▶ **GIVEN TASK**
Produce nothing but an exact copy of the lines from the one containing "What matplotlib code" through the one containing "plt.rcParams['font.family'] = ['Liberation", and do not carry over pictures.

Code that draws figures
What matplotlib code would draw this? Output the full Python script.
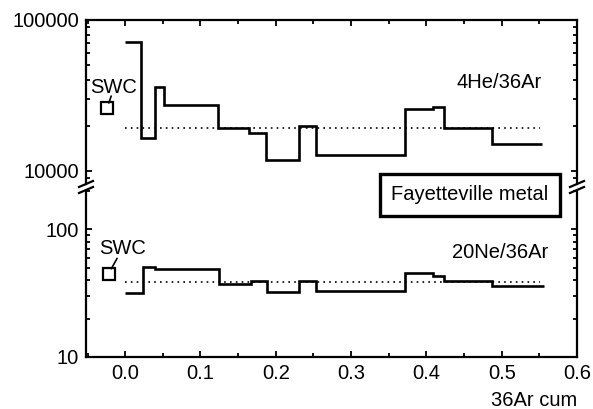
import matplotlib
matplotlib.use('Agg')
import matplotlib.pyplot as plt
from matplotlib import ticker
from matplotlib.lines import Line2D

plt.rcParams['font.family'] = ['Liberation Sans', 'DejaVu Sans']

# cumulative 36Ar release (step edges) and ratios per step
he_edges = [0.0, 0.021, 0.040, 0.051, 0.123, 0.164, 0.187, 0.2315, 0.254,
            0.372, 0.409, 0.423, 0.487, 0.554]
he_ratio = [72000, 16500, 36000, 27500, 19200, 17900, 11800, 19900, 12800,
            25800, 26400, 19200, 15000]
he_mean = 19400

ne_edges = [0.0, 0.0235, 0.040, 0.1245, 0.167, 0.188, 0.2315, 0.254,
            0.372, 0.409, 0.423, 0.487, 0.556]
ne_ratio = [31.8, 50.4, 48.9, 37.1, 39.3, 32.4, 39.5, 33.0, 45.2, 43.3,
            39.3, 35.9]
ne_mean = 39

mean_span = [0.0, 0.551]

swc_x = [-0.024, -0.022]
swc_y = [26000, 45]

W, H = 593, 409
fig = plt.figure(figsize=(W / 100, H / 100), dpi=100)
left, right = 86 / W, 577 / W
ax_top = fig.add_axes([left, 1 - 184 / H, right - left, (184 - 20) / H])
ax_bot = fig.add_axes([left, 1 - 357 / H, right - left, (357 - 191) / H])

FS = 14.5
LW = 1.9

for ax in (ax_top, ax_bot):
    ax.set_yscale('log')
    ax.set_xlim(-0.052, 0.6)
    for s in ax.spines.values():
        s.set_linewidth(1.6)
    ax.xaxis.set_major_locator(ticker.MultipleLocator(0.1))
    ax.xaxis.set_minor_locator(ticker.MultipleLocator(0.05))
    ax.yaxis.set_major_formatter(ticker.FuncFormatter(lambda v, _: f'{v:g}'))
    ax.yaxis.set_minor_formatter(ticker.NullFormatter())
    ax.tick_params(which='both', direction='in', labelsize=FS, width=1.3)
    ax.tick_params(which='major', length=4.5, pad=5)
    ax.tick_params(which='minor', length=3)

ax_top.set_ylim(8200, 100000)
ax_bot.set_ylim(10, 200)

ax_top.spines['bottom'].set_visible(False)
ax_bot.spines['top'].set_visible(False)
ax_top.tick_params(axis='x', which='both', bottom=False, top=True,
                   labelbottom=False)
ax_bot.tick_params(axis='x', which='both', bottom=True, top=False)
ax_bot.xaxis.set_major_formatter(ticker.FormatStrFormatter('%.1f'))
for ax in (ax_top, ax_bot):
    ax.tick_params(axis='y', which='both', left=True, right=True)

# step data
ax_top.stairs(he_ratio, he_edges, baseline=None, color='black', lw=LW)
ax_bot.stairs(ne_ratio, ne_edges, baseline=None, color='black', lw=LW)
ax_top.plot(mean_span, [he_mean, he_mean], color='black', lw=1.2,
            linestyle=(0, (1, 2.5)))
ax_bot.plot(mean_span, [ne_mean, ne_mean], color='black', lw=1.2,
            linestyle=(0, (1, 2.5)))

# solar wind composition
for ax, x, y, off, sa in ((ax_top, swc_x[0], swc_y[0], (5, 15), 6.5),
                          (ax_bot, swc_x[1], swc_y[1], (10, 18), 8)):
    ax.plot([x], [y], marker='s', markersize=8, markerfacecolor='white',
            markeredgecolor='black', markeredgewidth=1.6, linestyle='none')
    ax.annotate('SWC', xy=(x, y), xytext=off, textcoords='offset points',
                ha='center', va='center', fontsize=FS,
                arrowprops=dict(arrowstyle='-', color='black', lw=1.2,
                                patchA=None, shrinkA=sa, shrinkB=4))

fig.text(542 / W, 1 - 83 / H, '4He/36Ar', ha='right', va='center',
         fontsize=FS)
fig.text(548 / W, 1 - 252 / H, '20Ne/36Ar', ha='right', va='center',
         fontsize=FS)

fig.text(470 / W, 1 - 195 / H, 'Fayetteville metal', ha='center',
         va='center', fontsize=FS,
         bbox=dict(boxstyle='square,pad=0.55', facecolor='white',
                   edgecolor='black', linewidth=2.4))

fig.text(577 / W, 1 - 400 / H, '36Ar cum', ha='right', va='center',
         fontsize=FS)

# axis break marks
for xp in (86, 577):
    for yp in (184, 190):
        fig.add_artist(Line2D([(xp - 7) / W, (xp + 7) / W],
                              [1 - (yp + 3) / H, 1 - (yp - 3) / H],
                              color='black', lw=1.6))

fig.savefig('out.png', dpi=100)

==

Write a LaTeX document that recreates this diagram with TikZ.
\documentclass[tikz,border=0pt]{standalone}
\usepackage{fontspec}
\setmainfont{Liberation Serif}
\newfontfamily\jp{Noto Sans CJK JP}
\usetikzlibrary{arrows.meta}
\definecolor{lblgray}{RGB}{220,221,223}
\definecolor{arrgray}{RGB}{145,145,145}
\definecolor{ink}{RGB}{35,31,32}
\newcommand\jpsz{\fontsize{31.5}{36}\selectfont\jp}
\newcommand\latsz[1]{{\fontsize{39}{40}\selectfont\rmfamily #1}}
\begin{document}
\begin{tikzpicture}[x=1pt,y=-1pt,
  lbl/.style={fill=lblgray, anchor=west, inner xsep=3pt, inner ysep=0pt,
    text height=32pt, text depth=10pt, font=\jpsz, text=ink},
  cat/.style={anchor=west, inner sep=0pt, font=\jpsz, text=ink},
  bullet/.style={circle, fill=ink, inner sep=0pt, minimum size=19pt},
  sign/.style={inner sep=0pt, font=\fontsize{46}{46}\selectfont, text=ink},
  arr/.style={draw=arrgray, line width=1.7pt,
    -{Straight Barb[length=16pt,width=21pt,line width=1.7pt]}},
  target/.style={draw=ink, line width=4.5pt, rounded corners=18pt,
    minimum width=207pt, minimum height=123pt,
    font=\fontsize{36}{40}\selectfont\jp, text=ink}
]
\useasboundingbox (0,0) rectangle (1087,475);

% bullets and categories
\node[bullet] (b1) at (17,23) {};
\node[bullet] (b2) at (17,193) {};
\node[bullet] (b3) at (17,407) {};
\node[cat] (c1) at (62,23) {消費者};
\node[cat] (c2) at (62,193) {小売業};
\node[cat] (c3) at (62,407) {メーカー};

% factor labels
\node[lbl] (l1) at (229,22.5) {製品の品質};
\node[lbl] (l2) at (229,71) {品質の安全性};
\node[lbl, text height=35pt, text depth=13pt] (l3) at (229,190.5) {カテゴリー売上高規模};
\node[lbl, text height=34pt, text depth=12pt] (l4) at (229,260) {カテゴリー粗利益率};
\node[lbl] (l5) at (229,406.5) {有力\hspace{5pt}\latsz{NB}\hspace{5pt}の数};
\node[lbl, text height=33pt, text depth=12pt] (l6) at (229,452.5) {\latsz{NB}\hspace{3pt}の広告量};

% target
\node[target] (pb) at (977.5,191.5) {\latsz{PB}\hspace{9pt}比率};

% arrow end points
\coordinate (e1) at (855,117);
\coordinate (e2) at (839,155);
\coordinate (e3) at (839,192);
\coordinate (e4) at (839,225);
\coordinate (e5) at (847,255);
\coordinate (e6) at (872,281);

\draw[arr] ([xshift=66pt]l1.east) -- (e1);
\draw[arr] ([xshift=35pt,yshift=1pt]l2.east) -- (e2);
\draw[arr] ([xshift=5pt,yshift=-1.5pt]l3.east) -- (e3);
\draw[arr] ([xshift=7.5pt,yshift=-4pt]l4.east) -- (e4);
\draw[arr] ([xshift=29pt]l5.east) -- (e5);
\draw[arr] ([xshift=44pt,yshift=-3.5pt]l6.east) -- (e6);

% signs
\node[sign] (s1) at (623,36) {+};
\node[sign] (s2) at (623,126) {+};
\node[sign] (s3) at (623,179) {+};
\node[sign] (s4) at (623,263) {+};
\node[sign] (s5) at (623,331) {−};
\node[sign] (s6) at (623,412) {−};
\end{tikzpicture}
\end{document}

▶ **THE RESULT**
What matplotlib code would draw this? Output the full Python script.
import matplotlib
matplotlib.use('Agg')
import matplotlib.pyplot as plt
from matplotlib import ticker
from matplotlib.lines import Line2D

plt.rcParams['font.family'] = ['Liberation Sans', 'DejaVu Sans']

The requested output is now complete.